In our department we have monthly (or quasi-monthly) potluck lunches to celebrate the birthdays of the past month. For our last get-together I made an oven-baked frittata. The recipe is quite adaptable, just use it as a basic method. Change the veggies, the spices, add herbs, have fun with it!
(from the Bewitching Kitchen)
1/4 cup low-fat milk (or full-fat, or cream)
salt and white pepper to taste
1 Tbs olive oil
sliced cremini mushrooms
sliced roasted red bell peppers
Herbes de Provence to taste
grated Parmigiano-Reggiano cheese to sprinkle on top
Start by preparing the veggies. Heat the olive oil on a large skillet, add the mushrooms, season with salt and pepper. Cook on medium heat until they start to release some liquid, then add the asparagus and roasted bell pepper. Season with herbes de Provence. Keep cooking for a few minutes until the asparagus are just starting to get tender. If there is any liquid left in the pan, increase the heat to high for a minute or so. Remove from the heat and add the veggies to a colander to make sure any excess liquid drains out.

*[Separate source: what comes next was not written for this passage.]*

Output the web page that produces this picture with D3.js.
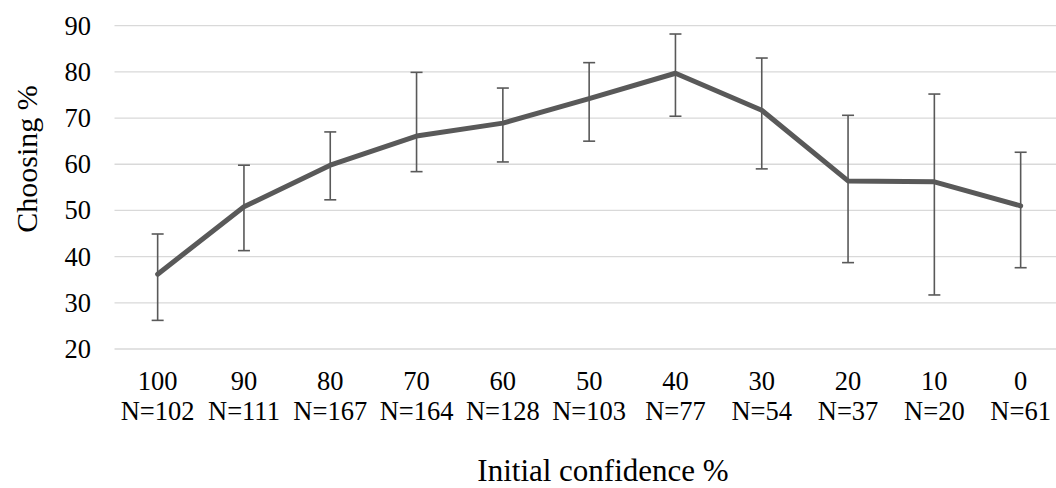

Meanwhile, cover a 9 x 13 inches baking pan with parchment paper. Add the cooked, drained veggies to the baking pan, distributing them evenly over the whole surface. Break the eggs in a large bowl, whisk vigorously, add the milk, and season lightly with salt and pepper (keep in mind the veggies are already seasoned). Pour over the veggies, sprinkle grated Parmigiano all over.
Bake in a 350 F oven for about 40 minutes, until set and starting to get some color on top. Remove from the oven, let the pan cool for 10 minutes, then carefully remove the frittata to cool over a rack. Cut in squares, removing the paper and arranging the squares on a platter. Serve warm or room temperature.
to print the recipe, click here
My Mom has always been the “Frittata Queen” by definition, although her frittatas were for the most part made to use up leftovers. She doesn’t cook much anymore, but years ago, when we would go visit my parents to have dinner together, my Dad (remember the eternal joker?) used to beg us to finish all the food, otherwise he would have to face it next day in a “fritada” (the Brazilian term). I must admit that I’ve seen my Mom include leftover pasta, Bolognese sauce and all in one of her fritadas and she would often quote Lavoisier in defense of her culinary adventures. Who am I to go against one of the greatest scientists of all times? 😉
So, it’s about time that I shared with you my take on Mom’s classic. Baking works best when making a big batch with 10 eggs like this one. I’ve experimented with versions without any milk or cream, but they did not turn out very good. Definitely not something I would serve for guests. Some fat is needed to avoid rubbery eggs. Heavy cream provides the most luscious texture, but I always opt for a lower fat version, as egg yolks are rich enough. Porcini mushrooms, or a mixture of wild mushrooms work wonders in this type of recipe. Artichoke hearts, sun-dried tomatoes, diced ham… your imagination is the limit. Leftover squares keep for a few days well wrapped in plastic. Heat them in the microwave for a few seconds just to break the cold temperature from the fridge. Over-heating will compromise the texture. Trust me, you don’t want to do that.